Fortunately we can avoid becoming paralyzed and panicked by the polarities of life and death. By choosing to "sit with anxiety," we avoid the twin traps of fighting anxiety or trying to run from it. Instead of letting the two existential poles of anxiety paralyze us, we embrace them and transform them into sources of power and inner peace.

Transforming Life and Death Anxiety into Serenity

Death is the great mystery of life.The big question, the most unfathomable one for all people, is "What happens when I die?" There is a part of me that can’t wait to find out how the story ends--what happens after death? The meaning we give life is inseparable from the meaning we give death. A universal essence within me knows that, when the body and brain cease functioning, the adventure of consciousness continues in some other form. Even our daily need to visit the dark realm of sleep reminds us of the presence of death --the "big sleep"--in the midst of life. Our desire for relaxation is evidence of our need to "die" regularly, and of death’s rejuvenating powers.

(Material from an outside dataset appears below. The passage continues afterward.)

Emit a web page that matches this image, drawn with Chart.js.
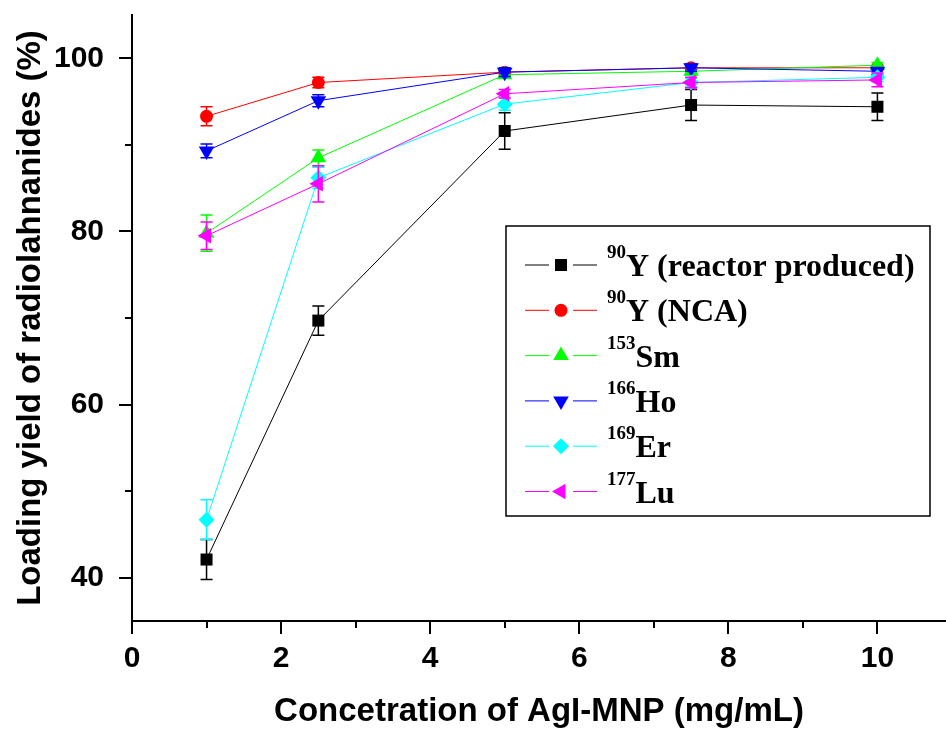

Our anxiety about death keeps us from recognizing our own true and healthy love of death. When we accept the reality and the mystery of death we can begin to love death in a positive way, as a part of the perpetually renewing cycle of life, as liberation and reunion with our Source. Far from signifying any morbid desire to die, loving death simply means accepting death as a natural and sacred part of life.

When we deny or ignore both our death anxiety and our death love, the death urge turns toxic and we are doomed to act it out destructively as self-sabotage or as injurious behavior toward others. Freud called this repressed attraction to death thanatos, and described how it turned into aggression and self-destruction. But if we embrace the "grim reaper," we find that its terrifying appearance is nothing but the embodiment of our own fears. Once accepted, it is transformed into the joyful Angel who guides us on our eternal journey. Our death anxiety dies and is reborn as a sacred love of death.

Wise men and women throughout the ages spent their lives preparing for and becoming friends with death, so that when it came it neither took them by surprise nor made them anxious. We can cultivate a healthy appreciation of death by meditating upon it.